Central Bank Seen Holding Rate in Pre-Vote Meeting

The Central Bank of Nigeria (CBN) will probably hold its policy rate at a record high, refraining from raising borrowing costs before next month’s presidential election even as the currency slumped to a record low.
The Central Bank of Nigeria will maintain the key lending rate at 13 percent, after raising it by one percentage point for the first time in three years in November, according to nine of 12 economists in a Bloomberg survey. Three others forecast increases of between 50 basis points to 1 percentage point.
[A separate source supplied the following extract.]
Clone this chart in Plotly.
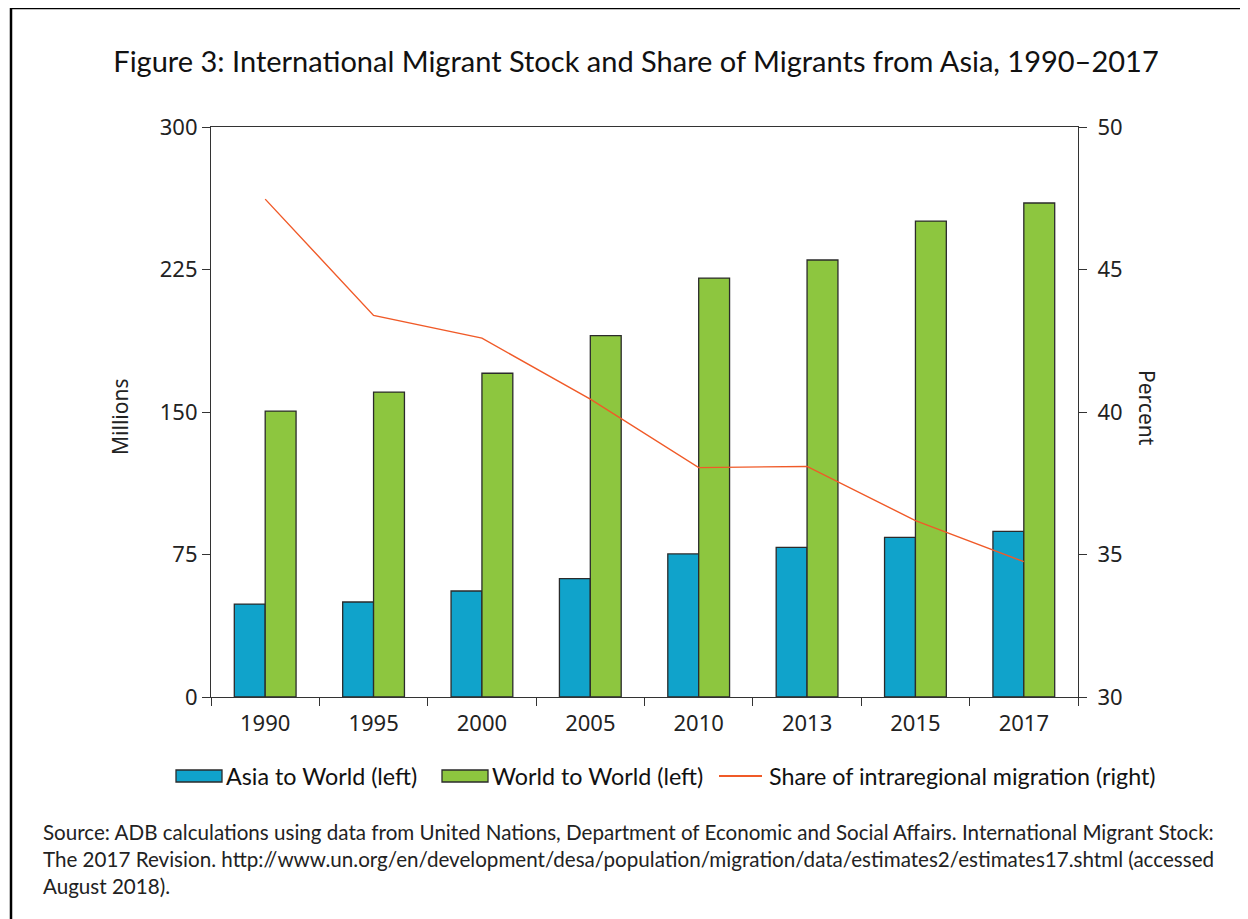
import plotly.graph_objects as go

years = ["1990", "1995", "2000", "2005", "2010", "2013", "2015", "2017"]
asia_to_world = [48.9, 50.0, 55.8, 62.3, 75.3, 78.8, 84.0, 87.2]
world_to_world = [150.5, 160.5, 170.4, 190.2, 220.5, 230.0, 250.5, 260.0]
share_intraregional = [47.47, 43.39, 42.59, 40.45, 38.05, 38.09, 36.19, 34.75]

left_ticks = [0, 75, 150, 225, 300]
right_ticks = [30, 35, 40, 45, 50]

series_names = ["Asia to World (left)", "World to World (left)", "Share of intraregional migration (right)"]
colors = ["#10A3CB", "#8DC63F", "#F05A28"]

title_text = "Figure 3: International Migrant Stock and Share of Migrants from Asia, 1990\u20132017"
source_text = ("Source: ADB calculations using data from United Nations, Department of Economic and Social Affairs. International Migrant Stock:<br>"
               "The 2017 Revision. http://www.un.org/en/development/desa/population/migration/data/estimates2/estimates17.shtml (accessed<br>"
               "August 2018).")

OFF = 8  # page body margin
W, H = 1240, 911
L, R, T, B = 211 - OFF, 1078 - OFF, 127 - OFF, 697 - OFF

def px(x):
    return (x - OFF - L) / (R - L)

def py(y):
    return (B - (y - OFF)) / (B - T)

fig = go.Figure()
fig.add_trace(go.Bar(x=years, y=asia_to_world, name=series_names[0],
                     marker=dict(color=colors[0], line=dict(color="#2b2b2b", width=1.3)),
                     yaxis="y"))
fig.add_trace(go.Bar(x=years, y=world_to_world, name=series_names[1],
                     marker=dict(color=colors[1], line=dict(color="#2b2b2b", width=1.3)),
                     yaxis="y"))
fig.add_trace(go.Scatter(x=years, y=share_intraregional, name=series_names[2],
                         mode="lines", line=dict(color=colors[2], width=1.4), yaxis="y2"))

tickfont = dict(family="Noto Sans", size=22, color="#222")

fig.update_layout(
    width=W, height=H,
    margin=dict(l=L, r=W - R, t=T, b=H - B),
    paper_bgcolor="white", plot_bgcolor="white",
    barmode="group", bargap=0.43, bargroupgap=0,
    showlegend=False,
    xaxis=dict(type="category", showline=True, linecolor="#333", linewidth=1.2, mirror=True,
               ticks="outside", ticklen=8, tickcolor="#333", tickson="boundaries",
               tickfont=tickfont, showgrid=False, zeroline=False, ticklabelstandoff=6),
    yaxis=dict(range=[0, 300], tickvals=left_ticks, showline=True, linecolor="#333", linewidth=1.2,
               ticks="outside", ticklen=8, tickcolor="#333", tickfont=tickfont,
               showgrid=False, zeroline=False),
    yaxis2=dict(range=[30, 50], tickvals=right_ticks, overlaying="y", side="right",
                showline=True, linecolor="#333", linewidth=1.2,
                ticks="outside", ticklen=8, tickcolor="#333", tickfont=tickfont,
                showgrid=False, zeroline=False, ticklabelstandoff=6),
    title=dict(text=title_text, x=px(636), xref="paper", xanchor="center", y=1 - (62 - OFF) / H, yanchor="middle",
               font=dict(family="Lato", size=29, color="#111")),
)

fig.add_annotation(text="Millions", textangle=-90, x=px(120), y=py(417), xref="paper", yref="paper",
                   showarrow=False, font=dict(family="Noto Sans", size=21, color="#222"),
                   xanchor="center", yanchor="middle")
fig.add_annotation(text="Percent", textangle=90, x=px(1147), y=py(408), xref="paper", yref="paper",
                   showarrow=False, font=dict(family="Noto Sans", size=21, color="#222"),
                   xanchor="center", yanchor="middle")

# custom legend
legfont = dict(family="Lato", size=23.3, color="#111")
leg_y = 776
sym_x = [(176, 222), (442, 488), (719, 762)]
txt_x = [224, 490, 767]
for i in range(3):
    x0, x1 = sym_x[i]
    if i < 2:
        fig.add_shape(type="rect", xref="paper", yref="paper",
                      x0=px(x0), x1=px(x1), y0=py(leg_y + 6), y1=py(leg_y - 6),
                      fillcolor=colors[i], line=dict(color="#2b2b2b", width=1.3))
    else:
        fig.add_shape(type="line", xref="paper", yref="paper",
                      x0=px(x0), x1=px(x1), y0=py(leg_y), y1=py(leg_y),
                      line=dict(color=colors[i], width=2))
    fig.add_annotation(text=series_names[i], x=px(txt_x[i]), y=py(leg_y), xref="paper", yref="paper",
                       showarrow=False, xanchor="left", yanchor="middle", font=legfont)

fig.add_annotation(text=source_text, x=px(41), y=py(818), xref="paper", yref="paper",
                   showarrow=False, align="left", xanchor="left", yanchor="top",
                   font=dict(family="Lato", size=20.6, color="#222"))

# outer frame
fig.add_shape(type="rect", xref="paper", yref="paper",
              x0=px(11), x1=px(1270), y0=py(940), y1=py(8),
              line=dict(color="black", width=2.5), fillcolor="rgba(0,0,0,0)", layer="above")

fig.write_html("out.html")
The Monetary Policy Committee is expected to announce its decision this afternoon in the capital, Abuja.
“The November MPC decision was the limit of what was politically possible prior to the election,” David Cowan, an Africa economist at Citigroup Inc., said by phone from London. “The question then was could they hold that line until afterwards, and, given inflation and given foreign exchange rates, it looks like they can.”
Nigeria, Africa’s biggest oil producer, is struggling to deal with a more than 50 percent drop in the price of crude in the past year, sales of which bring in more than two-thirds of government revenue.
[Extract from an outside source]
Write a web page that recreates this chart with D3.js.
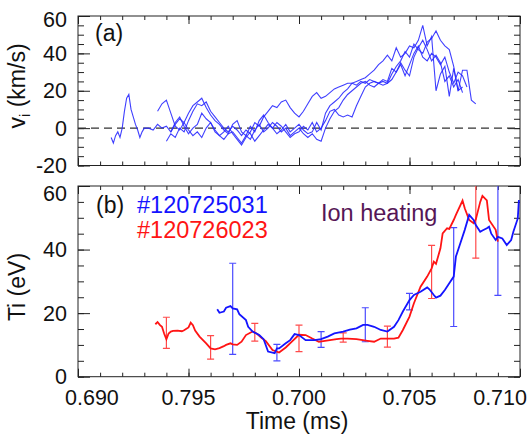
<!DOCTYPE html>
<html>
<head>
<meta charset="utf-8">
<script src="https://cdn.jsdelivr.net/npm/d3@7"></script>
<style>
  body { margin: 0; background: #fff; }
  svg { display: block; font-family: "Liberation Sans", Arial, sans-serif; }
</style>
</head>
<body>
<svg id="chart" width="528" height="434"></svg>
<script>
// ---- panel (a): ion flow velocity, four overlapping shots (km/s) ----
const earlyA = [[0.6915,-5],[0.6916,-8],[0.6917,-4],[0.6918,-2],[0.6919,-5],[0.6920,0],[0.6921,9],[0.6922,16],
  [0.6923,18],[0.6924,10],[0.6925,6],[0.6926,2],[0.6927,-1],[0.6928,-5],[0.6929,-2],[0.6930,0],[0.6932,0],
  [0.6934,-1],[0.6936,2],[0.6938,0]];
const earlyB = [[0.6936,9],[0.6938,13]];

const midTimes = [0.6940,0.6942,0.6944,0.6946,0.6948,0.6950,0.6952,0.6954,0.6956,0.6958,
  0.6960,0.6962,0.6964,0.6966,0.6968,0.6970,0.6972,0.6974,0.6976,0.6978,
  0.6980,0.6982,0.6984,0.6986,0.6988,0.6990,0.6992,0.6994,0.6996,0.6998,
  0.7000,0.7002,0.7004,0.7006,0.7008,0.7010,0.7012,0.7014,0.7016,0.7018,
  0.7020,0.7022,0.7024,0.7026,0.7028,0.7030,0.7032,0.7034,0.7036,0.7038,0.7040];
const midA = [1,-2,3,6,1,-3,0,2,8,5, 3,-1,-4,-2,1,-3,-6,-9,-5,-2, 3,1,6,9,12,11,14,15,11,8,
  6,9,13,17,19,16,17,19,21,22, 23,24,24,25,26,27,29,31,34,36, 39];
const midB = [15,8,1,-1,3,8,12,14,16,11, 7,4,2,-1,-3,2,4,-2,-4,1, -2,4,7,3,0,-3,-1,2,-2,0,
  2,-1,-3,-2,3,-1,8,12,14,16, 19,21,24,23,25,24,26,25,24,23, 24];
const midC = [-7,-3,-5,0,-2,4,9,13,12,14, 9,6,3,0,-2,1,-1,-4,-1,-3, -7,-4,-1,2,0,3,1,-2,-5,-3,
  -2,1,-1,3,-2,0,4,9,10,7, 6,7,6,12,17,22,24,25,24,26, 25];
const midD = [null,-2,2,5,3,-1,-4,-2,-5,0, 3,-2,-4,-6,-3,-2,-5,-8,-4,-6, -1,2,-2,0,3,1,-2,0,-4,-2,
  0,-3,-5,-3,-6,-7,0,5,9,11, 15,18,20,22,24,25,23,22,24,25, 24];

const lateTimes = [0.7042,0.7044,0.7046,0.7048,0.7050,0.7052,0.7054,0.7056,0.7058,0.7060,
  0.7062,0.7064,0.7066,0.7068,0.7070,0.7072,0.7074,0.7076,0.7078,0.7080];
const lateA = [36,43,38,40,44,43,47,55,44,49,20,29,33,17,32,20,31,31,15,13];
const lateB = [29,33,36,41,38,45,42,40,46,48,52,47,44,42,33,20,22,null,null,null];
const lateC = [32,30,34,28,34,40,44,38,36,40,38,34,38,30,24,30,28,22,null,null];
const lateD = [26,30,35,31,28,38,43,47,42,36,39,35,25,28,22,26,19,null,null,null];

// ---- panel (b): ion temperature (eV) ----
const shotBlue = '#120725031';
const shotRed = '#120726023';
const blueTi = [[0.6963,21.2],[0.6964,20.1],[0.6966,20.5],[0.6967,21.7],[0.6969,22.2],[0.6970,21.5],[0.6972,21.2],
  [0.6973,19.7],[0.6976,17.8],[0.6977,15.7],[0.6979,14.2],[0.6982,13.1],[0.6984,11.8],[0.6986,7.9],[0.6989,7.4],
  [0.6990,8.9],[0.6991,8.9],[0.6994,10.5],[0.6996,11.5],[0.6998,13.4],[0.7000,13.1],[0.7003,11.5],[0.7007,11.5],
  [0.7010,11.8],[0.7013,12.6],[0.7016,13.6],[0.7020,14.2],[0.7023,14.8],[0.7026,15.2],[0.7029,16.3],[0.7031,16.3],
  [0.7034,15.7],[0.7037,14.7],[0.7040,14.2],[0.7043,15.7],[0.7045,17.8],[0.7047,20.5],[0.7050,24.1],[0.7052,25.7],
  [0.7055,26.7],[0.7058,28.1],[0.7059,27.5],[0.7061,25.7],[0.7062,24.9],[0.7064,25.5],[0.7066,27.3],[0.7068,29.4],
  [0.7070,31.5],[0.7071,37.8],[0.7073,42],[0.7075,46.2],[0.7077,50.9],[0.7079,49.3],[0.7080,47.7],[0.7082,45.6],
  [0.7083,46],[0.7085,46.7],[0.7086,47.2],[0.7087,45],[0.7089,43],[0.7090,44],[0.7092,43.5],[0.7094,41.4],
  [0.7096,43],[0.7097,45.6],[0.7099,49.8],[0.70995,55.6]];
const redTi = [[0.6935,16.5],[0.6936,17.2],[0.6937,16.3],[0.6938,15.7],[0.6939,13.5],[0.6940,11.8],[0.6941,13.6],
  [0.6942,14.2],[0.6943,14.4],[0.6945,14.5],[0.6947,14.3],[0.6948,14.6],[0.6950,15.5],[0.6951,17],[0.6952,16.2],
  [0.6953,14.5],[0.6955,12.6],[0.6958,10.5],[0.6960,8.9],[0.6962,8.6],[0.6964,9],[0.6966,9.6],[0.6967,10],
  [0.6969,10.5],[0.6970,10.2],[0.6972,10],[0.6974,11],[0.6976,13.1],[0.6979,14.2],[0.6981,13.5],[0.6983,12.2],
  [0.6985,11.2],[0.6988,8.4],[0.6991,7.6],[0.6994,9.2],[0.6997,11.2],[0.7000,13.2],[0.7003,13.1],[0.7006,12],
  [0.7009,11],[0.7011,11.2],[0.7014,11.5],[0.7017,11.8],[0.7019,12],[0.7022,12],[0.7026,11.8],[0.7031,11.3],
  [0.7034,11],[0.7037,12],[0.7040,12],[0.7043,12],[0.7045,12.3],[0.7047,14.7],[0.7050,18.9],[0.7052,23.1],
  [0.7055,28.3],[0.7058,31.5],[0.7060,34.1],[0.7061,36.2],[0.7062,35.5],[0.7064,40.4],[0.7065,45.1],[0.7067,46.7],
  [0.7068,46.5],[0.7070,49.3],[0.7071,50.9],[0.7074,55.4],[0.7075,53],[0.7077,49.3],[0.7079,48.3],[0.7080,49.5],
  [0.7082,55],[0.7083,56.9],[0.7085,55.5],[0.7086,49.3],[0.7089,46.2],[0.7090,42.5]];

const blueErrTime = [0.697,0.699,0.701,0.703,0.705,0.707,0.709];
const blueErrLo = [7.0,5.0,9.2,11.0,21.0,15.8,25.6];
const blueErrHi = [35.7,10.2,14.2,21.7,26.2,46.9,63];
const redErrTime = [0.694,0.696,0.698,0.700,0.702,0.704,0.706,0.708];
const redErrLo = [8.9,5.5,11.2,7.9,10.9,9.3,24.6,37.3];
const redErrHi = [18.7,12.9,16.8,16.2,13.8,15.9,41.3,63];

// ---- axes ----
const timeTicks = [0.690,0.695,0.700,0.705,0.710];
const timeTickLabels = ['0.690','0.795','0.700','0.705','0.710'];
const viTicks = [-20,0,20,40,60];
const tiTicks = [0,20,40,60];

const svg = d3.select('#chart');
const x = d3.scaleLinear().domain([0.690, 0.710]).range([78, 520]);
const yA = d3.scaleLinear().domain([-20, 60]).range([165.5, 16]);
const yB = d3.scaleLinear().domain([0, 60]).range([376.7, 186]);

const ink = '#222';
const timeMinor = d3.range(0.690, 0.7101, 0.001);

function addAxis(axis, tx, ty) {
  svg.append('g')
    .attr('transform', `translate(${tx},${ty})`)
    .call(axis.tickFormat('').tickSizeOuter(0))
    .call((g) => g.select('.domain').remove())
    .selectAll('line').attr('stroke', ink).attr('stroke-width', 1);
}

function drawFrame(y, majors, id) {
  const [x0, x1] = x.range();
  const [yb, yt] = y.range();
  const minors = d3.range(y.domain()[0], y.domain()[1] + 0.1, 5);

  addAxis(d3.axisLeft(y).tickValues(minors).tickSize(-6), x0, 0);
  addAxis(d3.axisLeft(y).tickValues(majors).tickSize(-12), x0, 0);
  addAxis(d3.axisRight(y).tickValues(minors).tickSize(-6), x1, 0);
  addAxis(d3.axisRight(y).tickValues(majors).tickSize(-12), x1, 0);
  addAxis(d3.axisBottom(x).tickValues(timeMinor).tickSize(-4), 0, yb);
  addAxis(d3.axisBottom(x).tickValues(timeTicks).tickSize(-8), 0, yb);
  addAxis(d3.axisTop(x).tickValues(timeMinor).tickSize(-4), 0, yt);
  addAxis(d3.axisTop(x).tickValues(timeTicks).tickSize(-8), 0, yt);

  svg.append('rect')
    .attr('x', x0).attr('y', yt)
    .attr('width', x1 - x0).attr('height', yb - yt)
    .attr('fill', 'none').attr('stroke', ink).attr('stroke-width', 1);

  svg.append('clipPath').attr('id', id)
    .append('rect').attr('x', x0).attr('y', yt).attr('width', x1 - x0).attr('height', yb - yt);
}

function yLabels(y, ticks, topPad) {
  const top = y.range()[1];
  svg.append('g').selectAll('text')
    .data(ticks)
    .join('text')
    .attr('x', 67)
    .attr('y', (d) => Math.max(y(d), top + topPad))
    .attr('dy', '0.36em')
    .attr('text-anchor', 'end')
    .attr('font-size', 21.5)
    .attr('fill', '#111')
    .text((d) => d);
}

drawFrame(yA, viTicks, 'clipA');
drawFrame(yB, tiTicks, 'clipB');
yLabels(yA, viTicks, 3);
yLabels(yB, tiTicks, 7);

// time tick labels under panel (b)
svg.append('g').selectAll('text')
  .data(timeTicks)
  .join('text')
  .attr('x', (d) => x(d))
  .attr('dx', (d, i) => (i === 0 ? -13 : i === timeTicks.length - 1 ? 7 : 0))
  .attr('y', 405)
  .attr('text-anchor', (d, i) => (i === 0 ? 'start' : i === timeTicks.length - 1 ? 'end' : 'middle'))
  .attr('font-size', 21.5)
  .attr('fill', '#111')
  .text((d, i) => timeTickLabels[i]);

// ---- panel (a) traces ----
const zip = (times, vals) => times.map((t, i) => [t, vals[i]]).filter((d) => d[1] !== null);
const traces = [
  earlyA.concat(zip(midTimes, midA), zip(lateTimes, lateA)),
  earlyB.concat(zip(midTimes, midB), zip(lateTimes, lateB)),
  zip(midTimes, midC).concat(zip(lateTimes, lateC)),
  zip(midTimes, midD).concat(zip(lateTimes, lateD)),
];

svg.append('line')
  .attr('x1', x.range()[0]).attr('x2', x.range()[1])
  .attr('y1', yA(0)).attr('y2', yA(0))
  .attr('stroke', '#333').attr('stroke-width', 1.2)
  .attr('stroke-dasharray', '8,5');

const lineA = d3.line().x((d) => x(d[0])).y((d) => yA(d[1]));
svg.append('g').attr('clip-path', 'url(#clipA)')
  .selectAll('path')
  .data(traces)
  .join('path')
  .attr('d', lineA)
  .attr('fill', 'none')
  .attr('stroke', '#2a2aff')
  .attr('stroke-width', 1.1)
  .attr('stroke-opacity', 0.9);

// ---- panel (b) lines and error bars ----
const lineB = d3.line().x((d) => x(d[0])).y((d) => yB(d[1]));
const gB = svg.append('g').attr('clip-path', 'url(#clipB)');

function errorBars(times, lo, hi, color) {
  const g = gB.append('g').attr('stroke', color).attr('stroke-width', 1.2);
  times.forEach((t, i) => {
    const cx = x(t);
    g.append('line').attr('x1', cx).attr('x2', cx).attr('y1', yB(lo[i])).attr('y2', yB(hi[i]));
    [lo[i], hi[i]].forEach((v) => {
      g.append('line').attr('x1', cx - 3.5).attr('x2', cx + 3.5).attr('y1', yB(v)).attr('y2', yB(v));
    });
  });
}

errorBars(redErrTime, redErrLo, redErrHi, '#ff4a4a');
errorBars(blueErrTime, blueErrLo, blueErrHi, '#4a4aff');

gB.append('path').datum(redTi)
  .attr('d', lineB).attr('fill', 'none').attr('stroke', '#ff1414').attr('stroke-width', 1.8);
gB.append('path').datum(blueTi)
  .attr('d', lineB).attr('fill', 'none').attr('stroke', '#1414ff').attr('stroke-width', 1.8);

// ---- text ----
svg.append('text').attr('x', 95).attr('y', 41).attr('font-size', 23).attr('fill', '#111').text('(a)');
svg.append('text').attr('x', 96).attr('y', 212.5).attr('font-size', 23).attr('fill', '#111').text('(b)');
svg.append('text').attr('x', 137).attr('y', 213).attr('font-size', 23.5).attr('fill', '#1414ff').text(shotBlue);
svg.append('text').attr('x', 137).attr('y', 238).attr('font-size', 23.5).attr('fill', '#ff1414').text(shotRed);
svg.append('text').attr('x', 321).attr('y', 221).attr('font-size', 23.5).attr('fill', '#561656').text('Ion heating');

const vTitle = svg.append('text')
  .attr('transform', 'translate(25,86) rotate(-90)')
  .attr('text-anchor', 'middle').attr('font-size', 23).attr('fill', '#111');
vTitle.append('tspan').text('v');
vTitle.append('tspan').attr('font-size', 15).attr('dy', 5).text('i');
vTitle.append('tspan').attr('dy', -5).text(' (km/s)');

svg.append('text')
  .attr('transform', 'translate(25,287) rotate(-90)')
  .attr('text-anchor', 'middle').attr('font-size', 23).attr('fill', '#111')
  .text('Ti (eV)');

svg.append('text')
  .attr('x', 297).attr('y', 429)
  .attr('text-anchor', 'middle').attr('font-size', 23).attr('fill', '#111')
  .text('Time (ms)');
</script>
</body>
</html>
At its November meeting, the MPC moved the naira’s official peg to a midpoint of 168 per dollar, from N155, and widened its trading band to five percent on either side from a previous three percent.

Correctly Valued
Central Bank of Nigeria Governor Godwin Emefiele said in a January 17 interview that the naira is correctly valued and there is “no reason to begin to take a look at it.”
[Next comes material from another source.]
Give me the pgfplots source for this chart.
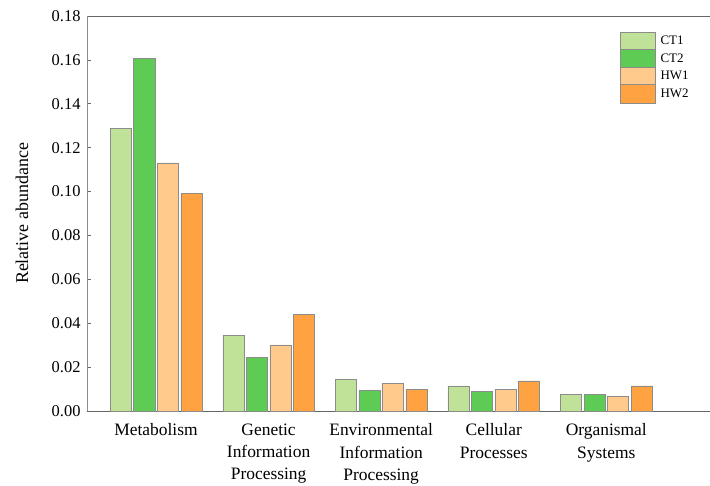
\documentclass[border=0pt]{standalone}
\usepackage{pgfplots}
\pgfplotsset{compat=1.18}
\usepackage{fontspec}
\setmainfont{Liberation Serif}

\definecolor{ctone}{RGB}{192,226,152}
\definecolor{cttwo}{RGB}{94,204,84}
\definecolor{hwone}{RGB}{255,202,140}
\definecolor{hwtwo}{RGB}{255,162,66}

\begin{document}
\begin{tikzpicture}[x=1bp,y=1bp]
% fixed frame around the axis: room for labels on the left and below
\useasboundingbox (-87bp,-75bp) rectangle (623bp,411bp);
\begin{axis}[
  at={(0,0)}, anchor=south west,
  scale only axis,
  width=624bp, height=395bp,
  ybar, bar width=0.187,
  xmin=-0.613, xmax=4.93,
  ymin=0, ymax=0.18,
  ytick={0,0.02,...,0.18},
  yticklabel style={/pgf/number format/fixed,/pgf/number format/fixed zerofill,/pgf/number format/precision=2},
  /pgf/number format/assume math mode=true,
  xtick={0,1,2,3,4},
  xticklabels={Metabolism,Genetic\\Information\\Processing,Environmental\\Information\\Processing,Cellular\\Processes,Organismal\\Systems},
  xticklabel style={align=center, font=\fontsize{17.5}{22.5}\selectfont, yshift=-9bp},
  yticklabel style={font=\fontsize{16.5}{18}\selectfont, xshift=-3bp},
  ylabel={Relative abundance},
  ylabel style={font=\fontsize{18}{20}\selectfont, at={(axis description cs:-0.104,0.5)}, anchor=center},
  axis x line*=box, axis y line*=left,
  x axis line style={-, draw=black!60, line width=0.8pt},
  y axis line style={-, draw=black!45, line width=0.8pt},
  major x tick style={draw=none},
  ytick style={draw=black!60, line width=0.6pt},
  tick align=inside, major tick length=4bp,
  legend style={draw=none, fill=none, at={(0.854,0.961)}, anchor=north west,
    font=\fontsize{13}{15}\selectfont, row sep=-2bp, inner sep=0pt},
  legend image code/.code={\draw[#1] (0bp,-9.5bp) rectangle (35bp,9.5bp); \path (38bp,0bp);},
  legend cell align=left,
  every axis plot/.append style={draw=black!45, line width=0.5pt},
]
\addplot[fill=ctone, bar shift=-0.3135] coordinates {(0,0.1287) (1,0.0346) (2,0.0144) (3,0.0114) (4,0.0077)};
\addplot[fill=cttwo, bar shift=-0.1045] coordinates {(0,0.1608) (1,0.0245) (2,0.0093) (3,0.0091) (4,0.0076)};
\addplot[fill=hwone, bar shift=0.1045] coordinates {(0,0.1131) (1,0.0301) (2,0.0126) (3,0.0099) (4,0.0068)};
\addplot[fill=hwtwo, bar shift=0.3135] coordinates {(0,0.0991) (1,0.0441) (2,0.0099) (3,0.0137) (4,0.0115)};
\legend{CT1,CT2,HW1,HW2}
\end{axis}
\end{tikzpicture}
\end{document}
The naira currency has lost more than 12 percent against the dollar in the past three months, the biggest decline among 24 African currencies tracked by Bloomberg over that period. It is down 2.7 percent since the start of this year, and traded at a record low of N188.53 per dollar by 7:20 a.m. on Tuesday in Lagos, the commercial capital.
Inflation (NGCPIYOY) accelerated to 8 percent in December from 7.9 percent in November, the National Bureau of Statistics said on January 13.
The regulator will want to maintain policy stability in the run-up to elections, after which it may consider further interest-rate increases, said Sewa Wusu, an analyst at Sterling Capital Markets Ltd. in Lagos.
“Businesses are still trying to adapt to new goals for the year based on measures announced two months ago,” he said by phone. “The budget has also not been passed. There is also an election just about a month away. I think the CBN will hold on for now and possibly revisit its policies after the election.”

Presidential Poll
In a presidential poll set for February 14, chief challenger and former military ruler Muhammadu Buhari will try to unseat incumbent Goodluck Jonathan, who is seeking a second, full term ruling the West African member of the Organization of the Petroleum Exporting Countries.
Emefiele, 53, took over as central bank governor in June, pledging to keep the currency stable and avoid raising rates before the vote. His promise has proved impossible to keep as oil prices tumbled.
While the central bank has stepped in to defend the currency, selling dollars outside its twice-weekly auctions, the interventions have reduced foreign reserves to $34.5 billion as of January 15, down 20 percent from a year ago.
On January 16, JPMorgan Chase & Co. said Nigeria’s debt may be cut from its local-currency emerging-market indexes.

Budget Cuts
Last month, Finance Minister Ngozi Okonjo-Iweala proposed cutting the 2015 budget by 8 percent. On January 13, the regulator eased rules implemented last month on buying and selling foreign exchange that were blamed for freezing the Nigerian currency trade.
“Despite significant monetary tightening and the devaluation of the official exchange rate in November, the macro backdrop facing the CBN remains challenging,” David Faulkner, sub-Saharan Africa economist at HSBC Bank Plc in Johannesburg, said by e-mail. Faulkner predicted the committee will lift the policy rate to 13.5 percent on Tuesday, and 14 percent by the end of the first quarter.